◆ **Requirements**
For this exercise, repeat all of the material verbatim apart from its images.

— begin Record extracts —

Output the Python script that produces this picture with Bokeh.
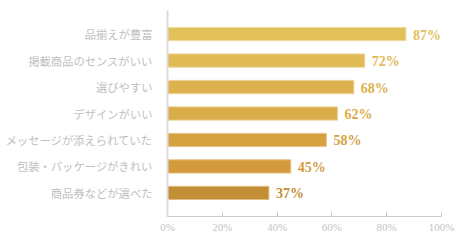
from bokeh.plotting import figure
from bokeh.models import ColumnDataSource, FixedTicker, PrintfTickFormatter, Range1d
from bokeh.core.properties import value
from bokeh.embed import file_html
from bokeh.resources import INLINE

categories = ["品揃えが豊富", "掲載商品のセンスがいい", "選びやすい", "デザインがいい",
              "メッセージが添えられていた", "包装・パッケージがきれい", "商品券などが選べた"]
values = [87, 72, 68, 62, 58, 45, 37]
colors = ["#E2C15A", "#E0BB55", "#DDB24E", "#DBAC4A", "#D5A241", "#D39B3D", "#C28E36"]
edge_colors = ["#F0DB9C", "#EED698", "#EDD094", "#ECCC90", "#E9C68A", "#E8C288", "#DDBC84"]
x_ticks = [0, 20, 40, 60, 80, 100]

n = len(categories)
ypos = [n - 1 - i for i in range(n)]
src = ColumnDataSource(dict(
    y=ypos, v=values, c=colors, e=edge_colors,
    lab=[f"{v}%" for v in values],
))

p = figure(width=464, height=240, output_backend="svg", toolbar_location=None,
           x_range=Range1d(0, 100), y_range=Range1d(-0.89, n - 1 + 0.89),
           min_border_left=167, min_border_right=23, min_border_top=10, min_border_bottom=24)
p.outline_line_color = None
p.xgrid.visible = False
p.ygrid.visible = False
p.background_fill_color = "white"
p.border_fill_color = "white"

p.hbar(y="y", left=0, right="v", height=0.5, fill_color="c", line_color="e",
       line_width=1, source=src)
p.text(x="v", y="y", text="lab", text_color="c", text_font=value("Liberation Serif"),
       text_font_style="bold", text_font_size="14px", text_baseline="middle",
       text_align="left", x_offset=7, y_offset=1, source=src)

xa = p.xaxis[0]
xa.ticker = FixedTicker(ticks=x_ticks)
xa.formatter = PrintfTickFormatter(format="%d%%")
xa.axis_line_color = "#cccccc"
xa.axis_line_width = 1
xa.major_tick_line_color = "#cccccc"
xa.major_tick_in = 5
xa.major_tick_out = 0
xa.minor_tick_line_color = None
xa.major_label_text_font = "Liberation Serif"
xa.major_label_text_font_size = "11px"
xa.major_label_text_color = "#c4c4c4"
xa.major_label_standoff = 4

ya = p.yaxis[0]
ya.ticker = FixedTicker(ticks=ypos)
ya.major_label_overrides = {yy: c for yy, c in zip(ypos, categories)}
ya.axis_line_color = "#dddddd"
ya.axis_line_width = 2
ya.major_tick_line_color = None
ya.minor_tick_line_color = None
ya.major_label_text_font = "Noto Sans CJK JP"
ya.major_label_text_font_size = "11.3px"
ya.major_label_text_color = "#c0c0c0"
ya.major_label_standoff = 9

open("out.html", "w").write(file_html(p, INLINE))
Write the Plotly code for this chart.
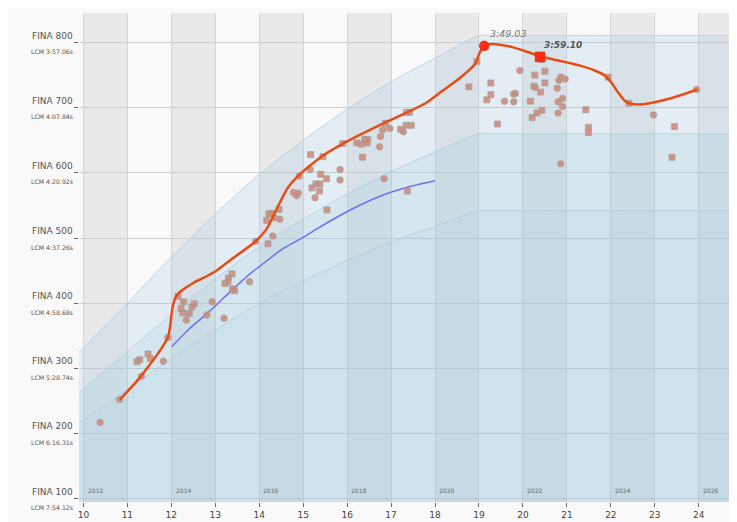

— end Record extracts —

◆ **Exercise solution**
Output the Python script that produces this picture with Bokeh.
from bokeh.plotting import figure
from bokeh.models import ColumnDataSource, FixedTicker, PrintfTickFormatter, Range1d
from bokeh.core.properties import value
from bokeh.embed import file_html
from bokeh.resources import INLINE

categories = ["品揃えが豊富", "掲載商品のセンスがいい", "選びやすい", "デザインがいい",
              "メッセージが添えられていた", "包装・パッケージがきれい", "商品券などが選べた"]
values = [87, 72, 68, 62, 58, 45, 37]
colors = ["#E2C15A", "#E0BB55", "#DDB24E", "#DBAC4A", "#D5A241", "#D39B3D", "#C28E36"]
edge_colors = ["#F0DB9C", "#EED698", "#EDD094", "#ECCC90", "#E9C68A", "#E8C288", "#DDBC84"]
x_ticks = [0, 20, 40, 60, 80, 100]

n = len(categories)
ypos = [n - 1 - i for i in range(n)]
src = ColumnDataSource(dict(
    y=ypos, v=values, c=colors, e=edge_colors,
    lab=[f"{v}%" for v in values],
))

p = figure(width=464, height=240, output_backend="svg", toolbar_location=None,
           x_range=Range1d(0, 100), y_range=Range1d(-0.89, n - 1 + 0.89),
           min_border_left=167, min_border_right=23, min_border_top=10, min_border_bottom=24)
p.outline_line_color = None
p.xgrid.visible = False
p.ygrid.visible = False
p.background_fill_color = "white"
p.border_fill_color = "white"

p.hbar(y="y", left=0, right="v", height=0.5, fill_color="c", line_color="e",
       line_width=1, source=src)
p.text(x="v", y="y", text="lab", text_color="c", text_font=value("Liberation Serif"),
       text_font_style="bold", text_font_size="14px", text_baseline="middle",
       text_align="left", x_offset=7, y_offset=1, source=src)

xa = p.xaxis[0]
xa.ticker = FixedTicker(ticks=x_ticks)
xa.formatter = PrintfTickFormatter(format="%d%%")
xa.axis_line_color = "#cccccc"
xa.axis_line_width = 1
xa.major_tick_line_color = "#cccccc"
xa.major_tick_in = 5
xa.major_tick_out = 0
xa.minor_tick_line_color = None
xa.major_label_text_font = "Liberation Serif"
xa.major_label_text_font_size = "11px"
xa.major_label_text_color = "#c4c4c4"
xa.major_label_standoff = 4

ya = p.yaxis[0]
ya.ticker = FixedTicker(ticks=ypos)
ya.major_label_overrides = {yy: c for yy, c in zip(ypos, categories)}
ya.axis_line_color = "#dddddd"
ya.axis_line_width = 2
ya.major_tick_line_color = None
ya.minor_tick_line_color = None
ya.major_label_text_font = "Noto Sans CJK JP"
ya.major_label_text_font_size = "11.3px"
ya.major_label_text_color = "#c0c0c0"
ya.major_label_standoff = 9

open("out.html", "w").write(file_html(p, INLINE))
Write the Plotly code for this chart.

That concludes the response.